After parting ways with Nazir, we took a ferry over to the mainland an waited for our sleeper train. The heat, lack of solid sleep, walking, and jet lag were really starting to wear on us, so we kept nodding off as we waited.
About an hour after it was supposed to arrive, our train came in, we boarded and immediately crashed.
We woke up 6 or 8 hours later just out side of KL. We organized whatever came out our packs or pockets as we slept (which I don’t think was very much since we were both so exhausted, despite us still be shower-less and wearing the clothes we started in four days ago), and headed over to our hostel.
We had booked a 2 bed room at _____ for roughly $9/person/night. Jason thought we were staying here for 2 nights, which I didn’t think was right, but we thought was confident about, and so we checked in. The place was very nice. Situated three blocks away from a popular mosque/attraction, near a college and a sort of financial district with lots of bank headquarters, and walking distance from both Little India and Chinatown.
There, we met a girl, Kat, from outside of Manchester in the UK. She was planning on going to some canopy walk (which ended up being closed for the Muslim holiday of Mohamad’s birthday) and then to the Batu Caves, a Hindu temple hidden in these caves outside of the city. I had read about these caves and wanted to see them, and the pictures of the canopy walk (think ewok-style rope bridges 30-40 ft up in the trees in the jungle) looked pretty cool, so I asked if she minded us joining along.

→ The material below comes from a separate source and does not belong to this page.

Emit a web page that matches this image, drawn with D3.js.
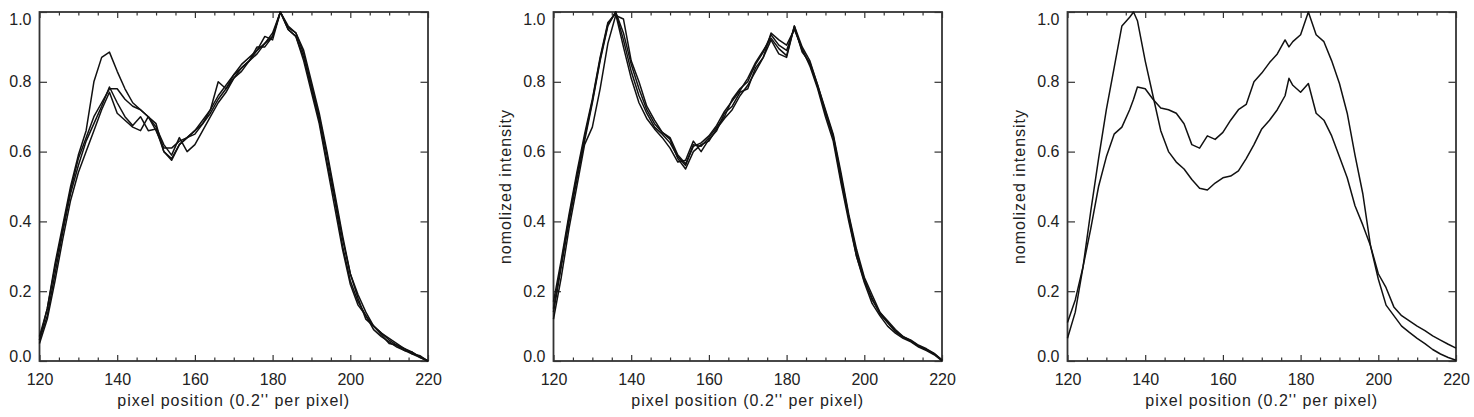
<!DOCTYPE html>
<html>
<head>
<meta charset="utf-8">
<script src="https://cdn.jsdelivr.net/npm/d3@7"></script>
<style>
  html, body { margin: 0; padding: 0; background: #fff; }
  svg { display: block; }
  text { font-family: "Liberation Sans", Arial, Helvetica, sans-serif; fill: #222; }
</style>
</head>
<body>
<svg id="chart" width="1474" height="417"></svg>
<script>
// ---------- data ----------
const xTicks = [120, 140, 160, 180, 200, 220];
const xMinorTicks = [125, 130, 135, 145, 150, 155, 165, 170, 175, 185, 190, 195, 205, 210, 215];
const yTicks = [0.0, 0.2, 0.4, 0.6, 0.8, 1.0];
const xTitle = "pixel position (0.2'' per pixel)";
const yTitle = "nomolized intensity";

// pixel positions (panels 1 & 2)
const xs12 = [120,122,124,126,128,130,132,134,136,138,140,142,144,146,148,150,152,154,156,158,
              160,162,164,166,168,170,172,174,176,178,180,182,184,186,188,190,192,194,196,198,
              200,202,204,206,208,210,212,214,216,218,220];
// pixel positions (panel 3)
const xs3 = [120,122,124,126,128,130,132,134,136,137,138,140,142,144,146,148,150,152,154,156,158,
             160,162,164,166,168,170,172,174,176,177,178,180,182,184,186,188,190,192,194,196,198,
             200,202,204,206,208,210,212,214,216,218,220];

// panel 1 : four profiles
const p1a = [0.06,0.15,0.28,0.39,0.50,0.59,0.66,0.80,0.87,0.885, 0.83,0.78,0.74,0.72,0.70,0.66,0.61,0.61,0.63,0.64,
             0.66,0.68,0.72,0.76,0.79,0.82,0.84,0.86,0.89,0.91, 0.94,1.0,0.95,0.93,0.87,0.78,0.69,0.57,0.46,0.33,
             0.23,0.17,0.13,0.10,0.08,0.06,0.045,0.035,0.025,0.012,0.0];
const p1b = [0.07,0.15,0.27,0.38,0.49,0.58,0.64,0.70,0.74,0.78, 0.78,0.75,0.73,0.72,0.70,0.68,0.60,0.58,0.62,0.64,
             0.65,0.68,0.71,0.75,0.78,0.81,0.84,0.86,0.88,0.91, 0.93,1.0,0.955,0.94,0.88,0.79,0.70,0.59,0.47,0.35,
             0.25,0.18,0.12,0.10,0.08,0.065,0.05,0.035,0.02,0.015,0.0];
const p1c = [0.06,0.13,0.25,0.37,0.48,0.56,0.63,0.68,0.73,0.785, 0.74,0.70,0.675,0.70,0.66,0.665,0.60,0.575,0.62,0.64,
             0.66,0.69,0.72,0.80,0.78,0.82,0.85,0.87,0.89,0.93, 0.92,1.0,0.96,0.94,0.89,0.80,0.71,0.60,0.48,0.36,
             0.25,0.19,0.14,0.10,0.075,0.05,0.045,0.03,0.025,0.01,0.0];
const p1d = [0.05,0.12,0.23,0.35,0.46,0.54,0.60,0.66,0.72,0.77, 0.71,0.69,0.67,0.66,0.70,0.67,0.62,0.59,0.64,0.60,
             0.62,0.66,0.70,0.74,0.77,0.81,0.83,0.86,0.90,0.90, 0.93,1.0,0.95,0.93,0.86,0.77,0.68,0.56,0.44,0.32,
             0.22,0.16,0.13,0.09,0.07,0.055,0.04,0.03,0.02,0.01,0.0];

// panel 2 : four profiles
const p2a = [0.14,0.27,0.40,0.52,0.63,0.74,0.86,0.96,1.0,0.92, 0.83,0.76,0.71,0.67,0.65,0.625,0.585,0.56,0.62,0.615,
             0.64,0.67,0.70,0.75,0.78,0.80,0.85,0.885,0.935,0.905, 0.89,0.955,0.89,0.85,0.785,0.71,0.64,0.52,0.41,0.30,
             0.23,0.18,0.135,0.11,0.085,0.068,0.057,0.042,0.033,0.02,0.003];
const p2b = [0.12,0.24,0.38,0.50,0.62,0.67,0.78,0.91,0.99,0.98, 0.86,0.80,0.73,0.69,0.655,0.635,0.58,0.55,0.60,0.62,
             0.63,0.665,0.695,0.72,0.76,0.79,0.83,0.87,0.92,0.88, 0.87,0.96,0.90,0.86,0.79,0.72,0.65,0.54,0.42,0.32,
             0.24,0.19,0.14,0.115,0.09,0.07,0.06,0.045,0.035,0.022,0.003];
const p2c = [0.17,0.29,0.42,0.54,0.65,0.75,0.87,0.97,0.995,0.90, 0.81,0.74,0.695,0.665,0.64,0.61,0.57,0.575,0.63,0.60,
             0.635,0.66,0.71,0.73,0.77,0.78,0.84,0.87,0.94,0.92, 0.905,0.95,0.895,0.845,0.78,0.70,0.63,0.51,0.40,0.30,
             0.225,0.165,0.13,0.10,0.08,0.065,0.055,0.04,0.03,0.018,0.0];
const p2d = [0.15,0.28,0.41,0.53,0.64,0.745,0.865,0.965,1.0,0.94, 0.85,0.78,0.72,0.68,0.655,0.64,0.59,0.565,0.615,0.625,
             0.645,0.675,0.715,0.745,0.775,0.81,0.855,0.89,0.925,0.895, 0.875,0.96,0.885,0.855,0.79,0.715,0.645,0.53,0.415,0.31,
             0.235,0.175,0.14,0.11,0.085,0.07,0.058,0.043,0.032,0.02,0.002];

// panel 3 : two profiles
const p3a = [0.065,0.14,0.27,0.43,0.58,0.72,0.84,0.96,0.985, 1.0,
             0.975,0.86,0.76,0.66,0.60,0.57,0.55,0.52,0.495,0.49, 0.51,0.525,0.53,0.545,0.58,0.62,0.665,0.69,0.72,0.76,
             0.81,
             0.79,0.77,0.795,0.71,0.69,0.645,0.585,0.525,0.445,0.39, 0.33,0.25,0.21,0.155,0.13,0.115,0.10,0.087,0.072,0.06,
             0.048,0.037];
const p3b = [0.11,0.175,0.27,0.38,0.50,0.585,0.65,0.67,0.72, 0.75,
             0.785,0.78,0.75,0.725,0.72,0.71,0.68,0.62,0.61,0.645, 0.635,0.655,0.69,0.72,0.735,0.80,0.825,0.855,0.88,0.92,
             0.90,
             0.915,0.935,1.0,0.935,0.915,0.86,0.795,0.71,0.59,0.48, 0.33,0.235,0.16,0.13,0.10,0.082,0.065,0.05,0.033,0.02,
             0.01,0.002];

const panels = [
  { left: 39.5,   xs: xs12, series: [p1a, p1b, p1c, p1d], yTitle: false },
  { left: 553.5,  xs: xs12, series: [p2a, p2b, p2c, p2d], yTitle: true },
  { left: 1067.5, xs: xs3,  series: [p3a, p3b],           yTitle: true }
];

// ---------- drawing ----------
const svg = d3.select('#chart');
const W = 388.5, TOP = 12, BOT = 361;
const frameColor = '#333';

panels.forEach(p => {
  const x = d3.scaleLinear().domain([120, 220]).range([p.left, p.left + W]);
  const y = d3.scaleLinear().domain([0, 1]).range([BOT, TOP]);
  const g = svg.append('g');

  const styleAxis = sel => {
    sel.select('.domain').remove();
    sel.selectAll('.tick line').attr('stroke', frameColor).attr('stroke-width', 1.2);
    sel.selectAll('.tick text').style('font-size', '16px').attr('fill', '#222')
       .style('font-family', '"Liberation Sans", Arial, sans-serif');
  };

  // bottom axis (major with labels)
  g.append('g').attr('transform', `translate(0,${BOT})`)
    .call(d3.axisBottom(x).tickValues(xTicks).tickSize(-6).tickPadding(12.5).tickFormat(d3.format('d')))
    .call(styleAxis);
  g.append('g').attr('transform', `translate(0,${BOT})`)
    .call(d3.axisBottom(x).tickValues(xMinorTicks).tickSize(-3.5).tickFormat(''))
    .call(styleAxis);
  // top axis
  g.append('g').attr('transform', `translate(0,${TOP})`)
    .call(d3.axisTop(x).tickValues(xTicks).tickSize(-6).tickFormat(''))
    .call(styleAxis);
  g.append('g').attr('transform', `translate(0,${TOP})`)
    .call(d3.axisTop(x).tickValues(xMinorTicks).tickSize(-3.5).tickFormat(''))
    .call(styleAxis);
  // left axis with labels
  const yl = g.append('g').attr('transform', `translate(${p.left},0)`)
    .call(d3.axisLeft(y).tickValues(yTicks).tickSize(-7.5).tickPadding(8).tickFormat(d3.format('.1f')))
    .call(styleAxis);
  yl.selectAll('.tick text').attr('dy', d => d === 1 ? '0.8em' : (d === 0 ? '0.05em' : '0.32em'));
  // right axis
  g.append('g').attr('transform', `translate(${p.left + W},0)`)
    .call(d3.axisRight(y).tickValues(yTicks).tickSize(-7.5).tickFormat(''))
    .call(styleAxis);

  // frame
  g.append('rect')
    .attr('x', x(120)).attr('y', y(1))
    .attr('width', x(220) - x(120)).attr('height', y(0) - y(1))
    .attr('fill', 'none').attr('stroke', frameColor).attr('stroke-width', 1.8);

  // profiles
  const line = d3.line().x((d, i) => x(p.xs[i])).y(d => y(d));
  p.series.forEach(s => {
    g.append('path').datum(s)
      .attr('d', line)
      .attr('fill', 'none')
      .attr('stroke', '#111')
      .attr('stroke-width', 1.5)
      .attr('stroke-linejoin', 'round');
  });

  // x title
  g.append('text')
    .attr('x', (x(120) + x(220)) / 2).attr('y', 405.5)
    .attr('text-anchor', 'middle')
    .style('font-size', '16px').style('letter-spacing', '1px')
    .text(xTitle);

  // y title
  if (p.yTitle) {
    const cx = p.left - 43, cy = (TOP + BOT) / 2;
    g.append('text')
      .attr('transform', `translate(${cx},${cy}) rotate(-90)`)
      .attr('text-anchor', 'middle')
      .style('font-size', '16px').style('letter-spacing', '1px')
      .text(yTitle);
  }
});
</script>
</body>
</html>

We stopped by the Central Market to pick up some rice lunches to eat in case there wasn’t food at the caves and caught a #11 bus all the way there. This was pretty easy to do since just about every person that worked there knew where we wanted to go before we even opened our mouths. This probably should have been our first warning, but I think we all over looked this.
The caves ended up being kind of interesting, but were seemed like more of a tourist trap than anything else. The majority of the caves / temple were free to enter, but there was a side trip one could do to do some spelunking (the normal / temple part of the caves where very open), and stores selling food, offerings, and silvorines. There was even a snack shop, and photo place in the caves after climbing the 280 something stairs all the way up there.
This all being said, I wouldn’t say that it was a waste of time or $1.33 in bus fare going here. There were real Hindus that came here, many of who had a really pale paste pasted over their heads which I wondered what it was, and the caves themselves were cool to look at. And then there were the monkeys in the parkinglot and on the stairs that you could give food if you were careful enough to do so before they tried to steal it from you, which was pretty fun.
The next bus home got us back to the hostel around 2-2:30, and we decided to shower and nap. This nap, our first in real bed in four, or was it five days?, quickly turned into a small day’s sleep, as we didn’t get up till 9 at night.
Famished, we set out for food, and found a Chinese night market. This was pretty cool, but incredibly touristy. I’d be surprised if there were more of a few stands that sold anything other than nock-off watches, fake designer hand bags, cheap tee shirts, or new sneakers.
We then set out to try and find a good spot to take a picture of the towers in KL. This proved more difficult than we would have thought, but was a good excuse to walk around the city. We did sneak into a really nice hotel which had glass elevators running the outside of it, which we thought might lend to a nice view, but due to other buildings around it, really didn’t provide much other than a little excitement and the tenative idea to come back another time to use the pool. All the walking got us pretty turned around, and it was getting sort of late, so we caught a cab back to the hostel and called it a night.